- Comune di Samo
- Samo Location within Italy Samo Location within Calabria
- Coordinates: 38°04′N 16°04′E﻿ / ﻿38.067°N 16.067°E
- Country: Italy
- Region: Calabria
- Metropolitan city: Reggio Calabria (RC)

Area
- • Total: 50 km^{2} (19 sq mi)
- Elevation: 390 m (1,280 ft)

Population (2001)
- • Total: 1,091
- • Density: 22/km^{2} (57/sq mi)
- Time zone: UTC+1 (CET)
- • Summer (DST): UTC+2 (CEST)
- Postal code: 89030
- Dialing code: 0964
- Website: http://comune.samo.rc.it/

= Samo, Calabria =

Samo (Samu; Σάμος) is a small town and comune located in the Province of Reggio Calabria, southern Italy. Samo has a population of 1,090, but this increases seasonally. Samo is about 10 km inland and about 390 m above sea level. It is located at the foot of Aspromonte National Park.

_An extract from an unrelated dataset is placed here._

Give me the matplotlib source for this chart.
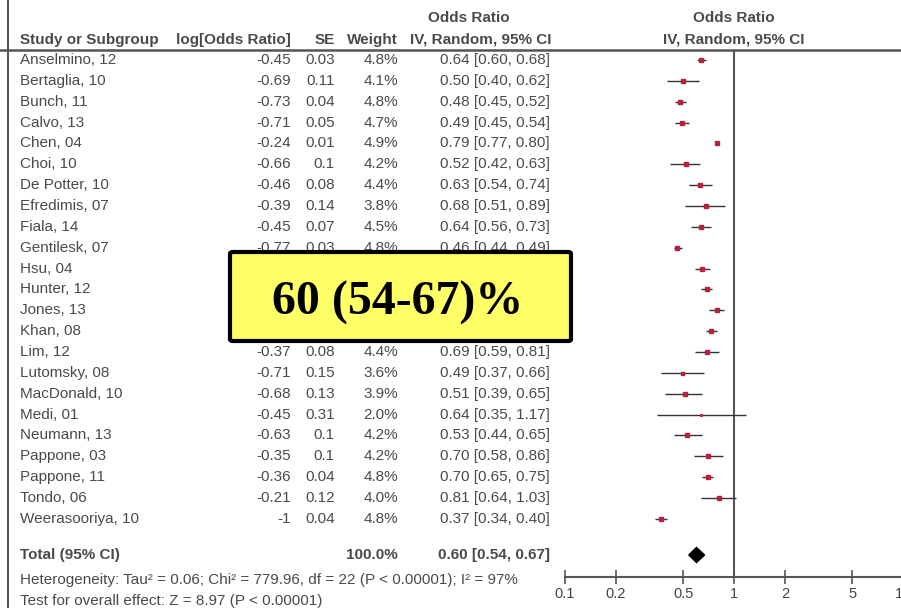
import matplotlib.pyplot as plt
import numpy as np
from matplotlib.lines import Line2D
from matplotlib.patches import FancyBboxPatch, Polygon
from matplotlib.transforms import blended_transform_factory

# study data (hidden rows estimated from the forest marks)
studies = ["Anselmino, 12", "Bertaglia, 10", "Bunch, 11", "Calvo, 13", "Chen, 04",
           "Choi, 10", "De Potter, 10", "Efredimis, 07", "Fiala, 14", "Gentilesk, 07",
           "Hsu, 04", "Hunter, 12", "Jones, 13", "Khan, 08", "Lim, 12", "Lutomsky, 08",
           "MacDonald, 10", "Medi, 01", "Neumann, 13", "Pappone, 03", "Pappone, 11",
           "Tondo, 06", "Weerasooriya, 10"]
log_or = ["-0.45", "-0.69", "-0.73", "-0.71", "-0.24", "-0.66", "-0.46", "-0.39", "-0.45",
          "-0.77", "-0.43", "-0.37", "-0.24", "-0.31", "-0.37", "-0.71", "-0.68", "-0.45",
          "-0.63", "-0.35", "-0.36", "-0.21", "-1"]
se = ["0.03", "0.11", "0.04", "0.05", "0.01", "0.1", "0.08", "0.14", "0.07", "0.03",
      "0.05", "0.04", "0.05", "0.04", "0.08", "0.15", "0.13", "0.31", "0.1", "0.1",
      "0.04", "0.12", "0.04"]
weight = [4.8, 4.1, 4.8, 4.7, 4.9, 4.2, 4.4, 3.8, 4.5, 4.8, 4.7, 4.8, 4.7, 4.8, 4.4,
          3.6, 3.9, 2.0, 4.2, 4.2, 4.8, 4.0, 4.8]
odds = [0.64, 0.50, 0.48, 0.49, 0.79, 0.52, 0.63, 0.68, 0.64, 0.46, 0.65, 0.69, 0.79,
        0.73, 0.69, 0.49, 0.51, 0.64, 0.53, 0.70, 0.70, 0.81, 0.37]
ci_low = [0.60, 0.40, 0.45, 0.45, 0.77, 0.42, 0.54, 0.51, 0.56, 0.44, 0.59, 0.64, 0.71,
          0.68, 0.59, 0.37, 0.39, 0.35, 0.44, 0.58, 0.65, 0.64, 0.34]
ci_high = [0.68, 0.62, 0.52, 0.54, 0.80, 0.63, 0.74, 0.89, 0.73, 0.49, 0.72, 0.74, 0.87,
           0.79, 0.81, 0.66, 0.65, 1.17, 0.65, 0.86, 0.75, 1.03, 0.40]
total = (0.60, 0.54, 0.67)
ticks = [0.1, 0.2, 0.5, 1, 2, 5, 10]
tick_labels = ["0.1", "0.2", "0.5", "1", "2", "5", "10"]
het_text = "Heterogeneity: Tau\u00b2 = 0.06; Chi\u00b2 = 779.96, df = 22 (P < 0.00001); I\u00b2 = 97%"
test_text = "Test for overall effect: Z = 8.97 (P < 0.00001)"
box_text = "60 (54-67)%"

W, H = 901, 608
fig = plt.figure(figsize=(W / 100, H / 100), dpi=100)
plt.rcParams['font.family'] = ['Liberation Sans', 'DejaVu Sans']

row_h = 20.86
y0 = 60
def row_of(py):
    return (py - y0) / row_h

x_left, x_right = 565, 903
ax_top, ax_bot = 50, 577
ax = fig.add_axes([x_left / W, 1 - ax_bot / H, (x_right - x_left) / W, (ax_bot - ax_top) / H])
ax.set_xscale("log")
ax.set_xlim(0.1, 10)
ax.set_ylim(row_of(ax_bot), row_of(ax_top))
ax.patch.set_visible(False)
for s in ["top", "right", "left"]:
    ax.spines[s].set_visible(False)
ax.spines["bottom"].set_color("#555555")
ax.spines["bottom"].set_linewidth(1.5)
ax.set_yticks([])
ax.set_xticks(ticks)
ax.set_xticklabels(tick_labels)
ax.minorticks_off()
ax.tick_params(axis="x", direction="inout", length=10, width=1.2, color="#555555",
               labelsize=10.5, labelcolor="#444444", pad=2)
ax.axvline(1, color="#555555", lw=1.5)

txt_col = "#4a4a4a"
rows = np.arange(len(studies))
ax.hlines(rows, ci_low, ci_high, color="#333333", lw=1)
for r, w, o in zip(rows, weight, odds):
    ax.plot(o, r, marker="s", ms=w * 0.6, color="#b8203e", mec="#b8203e")

tr = row_of(555)
d = 7.5 / row_h
ax.add_patch(Polygon([(total[1], tr), (total[0], tr - d), (total[2], tr), (total[0], tr + d)],
                     closed=True, color="black"))

tf = blended_transform_factory(fig.transFigure, ax.transData)
fs = 11
def put(px, r, s, ha="left", bold=False):
    ax.text(px / W, r, s, transform=tf, ha=ha, va="center", fontsize=fs, color=txt_col,
            fontweight="bold" if bold else "normal", clip_on=False)

for i in rows:
    put(20, i, studies[i])
    put(291, i, log_or[i], "right")
    put(335, i, se[i], "right")
    put(398, i, f"{weight[i]:.1f}%", "right")
    put(550, i, f"{odds[i]:.2f} [{ci_low[i]:.2f}, {ci_high[i]:.2f}]", "right")

hy = row_of(40)
put(20, hy, "Study or Subgroup", bold=True)
put(291, hy, "log[Odds Ratio]", "right", True)
put(335, hy, "SE", "right", True)
put(398, hy, "Weight", "right", True)
put(481, hy, "IV, Random, 95% CI", "center", True)
put(469, row_of(18), "Odds Ratio", "center", True)
put(734, hy, "IV, Random, 95% CI", "center", True)
put(734, row_of(18), "Odds Ratio", "center", True)

put(20, tr, "Total (95% CI)", bold=True)
put(398, tr, "100.0%", "right", True)
put(550, tr, f"{total[0]:.2f} [{total[1]:.2f}, {total[2]:.2f}]", "right", True)
put(20, row_of(580), het_text)
put(20, row_of(601), test_text)

# frame lines
fig.add_artist(Line2D([0, 1], [1 - 50 / H] * 2, color="#555555", lw=1.8))
fig.add_artist(Line2D([7.5 / W] * 2, [0, 1], color="#555555", lw=1.5))

# highlight box
bx0, bx1, by0, by1 = 230, 571, 252, 341
box = FancyBboxPatch((bx0 / W, 1 - by1 / H), (bx1 - bx0) / W, (by1 - by0) / H,
                     boxstyle="round,pad=0,rounding_size=0.003", transform=fig.transFigure,
                     facecolor="#ffff66", edgecolor="black", lw=3, zorder=5)
fig.add_artist(box)
fig.text((bx0 + bx1) / 2 / W - 3 / W, 1 - 303 / H, box_text, ha="center", va="center",
         fontsize=34.5, fontweight="bold", family=["Liberation Serif", "DejaVu Serif"], zorder=6)

fig.savefig("out.png", dpi=100)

Samo has a number of fresh water springs running in the nearby mountains and through the town which are used by most of the population for drinking.

==History==

Samo has been historically a city of much trade and import. From the 16th century onwards, people would trade sheepskins, lambs and pineapple.

==Main sights==
The main attractions of Samo are the ruins of the old town destroyed in the 1908 Messina earthquake and hiking in the nearby Aspromonte National Park.

==Sport==
The town has a football team called AC Samo and is currently playing in the lower regional divisions.

==Twin towns==
Samo is the sister town of the Greek island of Samos.